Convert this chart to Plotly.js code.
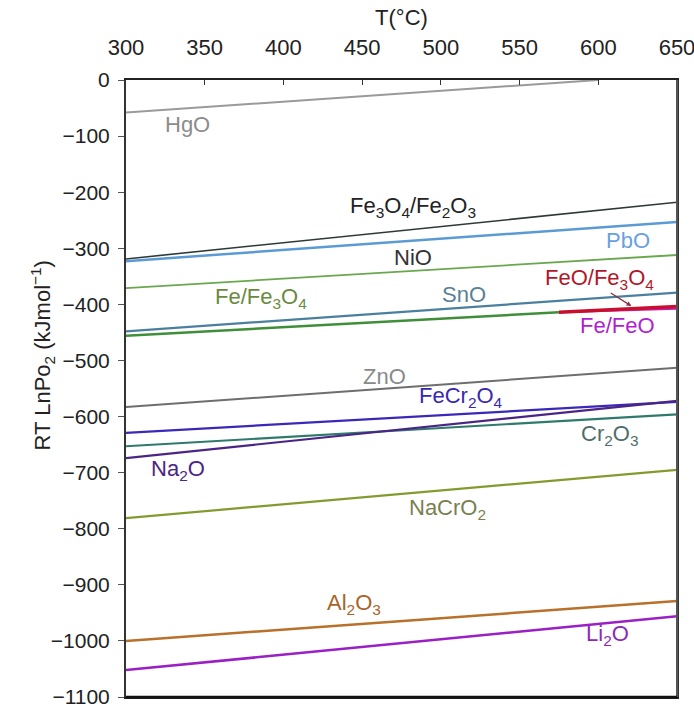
<!DOCTYPE html>
<html>
<head>
<meta charset="utf-8">
<script src="https://cdn.plot.ly/plotly-3.0.1.min.js"></script>
<style>
html,body{margin:0;padding:0;background:#fff;}
#chart{width:694px;height:711px;}
</style>
</head>
<body>
<div id="chart"></div>
<script>
// Temperatures (°C) at line ends
const tFull = [300, 650];
const tHgO = [300, 600];
const tLow = [300, 575];   // Fe/Fe3O4 stable below ~575 °C
const tHigh = [575, 650];  // wüstite region

// RT ln pO2 (kJ/mol) at line ends
const seriesNames = ["HgO","Fe3O4/Fe2O3","PbO","NiO","SnO","Fe/Fe3O4","FeO/Fe3O4","Fe/FeO","ZnO","FeCr2O4","Cr2O3","Na2O","NaCrO2","Al2O3","Li2O"];
const HgO       = [-58, 0];
const Fe3O4Fe2O3= [-319, -218];
const PbO       = [-323, -253];
const NiO       = [-371, -312];
const SnO       = [-448, -379];
const FeFe3O4   = [-456, -414];
const FeOFe3O4  = [-414, -404];
const FeFeO     = [-414, -408];
const ZnO       = [-583, -513];
const FeCr2O4   = [-629, -574];
const Cr2O3     = [-653, -596];
const Na2O      = [-674, -572];
const NaCrO2    = [-781, -695];
const Al2O3     = [-1000, -929];
const Li2O      = [-1052, -956];

// Axis ticks
const xTicks = [300, 350, 400, 450, 500, 550, 600, 650];
const yTicks = [0, -100, -200, -300, -400, -500, -600, -700, -800, -900, -1000, -1100];

// Label text and anchor positions (T, value)
const labelText = ["HgO","Fe<sub>3</sub>O<sub>4</sub>/Fe<sub>2</sub>O<sub>3</sub>","PbO","NiO","SnO","Fe/Fe<sub>3</sub>O<sub>4</sub>","FeO/Fe<sub>3</sub>O<sub>4</sub>","Fe/FeO","ZnO","FeCr<sub>2</sub>O<sub>4</sub>","Cr<sub>2</sub>O<sub>3</sub>","Na<sub>2</sub>O","NaCrO<sub>2</sub>","Al<sub>2</sub>O<sub>3</sub>","Li<sub>2</sub>O"];
const labelT   = [339, 482, 619, 482, 515, 386, 601, 612, 464, 513, 607, 333, 504, 445, 606];
const labelV   = [-80, -227, -286, -316, -383, -389, -355, -438, -529, -566, -633, -696, -765, -935, -990];

const lineColors = ["#9a9a9a","#2e3a36","#5b9bd5","#6aa84f","#4a7f9e","#3e8e3a","#c8102e","#c21fc2","#6e6e6e","#3a28b8","#2f7a6c","#4b2585","#839b2e","#b8702a","#9a1fc4"];
const labelColors = ["#8c8c8c","#222222","#6aa0e0","#333333","#5a7f96","#6a8a40","#b0182c","#b01fd0","#8a8a8a","#3a28b0","#4d6e6a","#4b2585","#7a7f50","#a8642a","#8a2ab4"];

const tArr = [tHgO, tFull, tFull, tFull, tFull, tLow, tHigh, tHigh, tFull, tFull, tFull, tFull, tFull, tFull, tFull];
const vArr = [HgO, Fe3O4Fe2O3, PbO, NiO, SnO, FeFe3O4, FeOFe3O4, FeFeO, ZnO, FeCr2O4, Cr2O3, Na2O, NaCrO2, Al2O3, Li2O];
const widths = [2,1.6,2.5,1.8,2.2,2.5,3.5,2,2,2.2,2.2,2.2,2.2,2.5,2.5];

const FONT = "Liberation Sans, Arial, sans-serif";

const traces = seriesNames.map((n, i) => ({
  type: "scatter", mode: "lines", name: n,
  x: tArr[i], y: vArr[i],
  line: {color: lineColors[i], width: widths[i]},
  hoverinfo: "name"
}));
// draw Fe/FeO under FeO/Fe3O4 so red shows on top
const ordered = traces.slice(0,6).concat([traces[7], traces[6]], traces.slice(8));

const annotations = labelText.map((t, i) => ({
  x: labelT[i], y: labelV[i], xref: "x", yref: "y",
  text: t, showarrow: false,
  font: {family: FONT, size: 22, color: labelColors[i]}
}));
// arrow from FeO/Fe3O4 label to its line
annotations.push({
  x: 621, y: -403, xref: "x", yref: "y",
  ax: 607, ay: -378, axref: "x", ayref: "y",
  text: "", showarrow: true, arrowhead: 2, arrowsize: 0.8, arrowwidth: 1.2, arrowcolor: "#8b3040"
});
// y-axis title (placed as annotation to match its vertical position)
annotations.push({
  xref: "paper", yref: "paper", x: -0.183, y: 0.553,
  text: "RT LnPo<sub>2</sub> (kJmol<sup>−1</sup>)", textangle: -90, showarrow: false,
  font: {family: FONT, size: 22, color: "#222"}
});

const layout = {
  width: 694, height: 711,
  margin: {l: 126, r: 17, t: 80, b: 14},
  paper_bgcolor: "#fff", plot_bgcolor: "#fff",
  showlegend: false,
  font: {family: FONT, size: 22, color: "#222"},
  xaxis: {
    side: "top", range: [300, 650], tickvals: xTicks,
    ticks: "inside", ticklen: 5, tickcolor: "#333",
    showline: true, linecolor: "#222", linewidth: 2, mirror: true,
    showgrid: false, zeroline: false,
    tickfont: {family: FONT, size: 22, color: "#222"},
    ticklabelstandoff: 14, ticklabeloverflow: "allow",
    title: {text: "T(°C)", font: {family: FONT, size: 22, color: "#222"}, standoff: 4}
  },
  yaxis: {
    range: [-1100, 0], tickvals: yTicks,
    ticks: "outside", ticklen: 6, tickcolor: "#555",
    showline: true, linecolor: "#333", linewidth: 2, mirror: true,
    showgrid: false, zeroline: false,
    tickfont: {family: FONT, size: 21, color: "#222"},
    ticklabelstandoff: 4, ticklabeloverflow: "allow"
  },
  shapes: [
    {type: "line", xref: "paper", yref: "paper", x0: 1, x1: 1, y0: 0, y1: 1, line: {color: "#555", width: 2}},
    {type: "line", xref: "paper", yref: "paper", x0: 0, x1: 1, y0: 0, y1: 0, line: {color: "#111", width: 2.5}}
  ],
  annotations: annotations
};

Plotly.newPlot("chart", ordered, layout, {staticPlot: true, displayModeBar: false});
</script>
</body>
</html>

Exercise instructions: Starting at the top of the listing above, reproduce each line up to and including the one with "-900, -1000, -1100];"; omit the pictures.

Solution to this problem:
Convert this chart to Plotly.js code.
<!DOCTYPE html>
<html>
<head>
<meta charset="utf-8">
<script src="https://cdn.plot.ly/plotly-3.0.1.min.js"></script>
<style>
html,body{margin:0;padding:0;background:#fff;}
#chart{width:694px;height:711px;}
</style>
</head>
<body>
<div id="chart"></div>
<script>
// Temperatures (°C) at line ends
const tFull = [300, 650];
const tHgO = [300, 600];
const tLow = [300, 575];   // Fe/Fe3O4 stable below ~575 °C
const tHigh = [575, 650];  // wüstite region

// RT ln pO2 (kJ/mol) at line ends
const seriesNames = ["HgO","Fe3O4/Fe2O3","PbO","NiO","SnO","Fe/Fe3O4","FeO/Fe3O4","Fe/FeO","ZnO","FeCr2O4","Cr2O3","Na2O","NaCrO2","Al2O3","Li2O"];
const HgO       = [-58, 0];
const Fe3O4Fe2O3= [-319, -218];
const PbO       = [-323, -253];
const NiO       = [-371, -312];
const SnO       = [-448, -379];
const FeFe3O4   = [-456, -414];
const FeOFe3O4  = [-414, -404];
const FeFeO     = [-414, -408];
const ZnO       = [-583, -513];
const FeCr2O4   = [-629, -574];
const Cr2O3     = [-653, -596];
const Na2O      = [-674, -572];
const NaCrO2    = [-781, -695];
const Al2O3     = [-1000, -929];
const Li2O      = [-1052, -956];

// Axis ticks
const xTicks = [300, 350, 400, 450, 500, 550, 600, 650];
const yTicks = [0, -100, -200, -300, -400, -500, -600, -700, -800, -900, -1000, -1100];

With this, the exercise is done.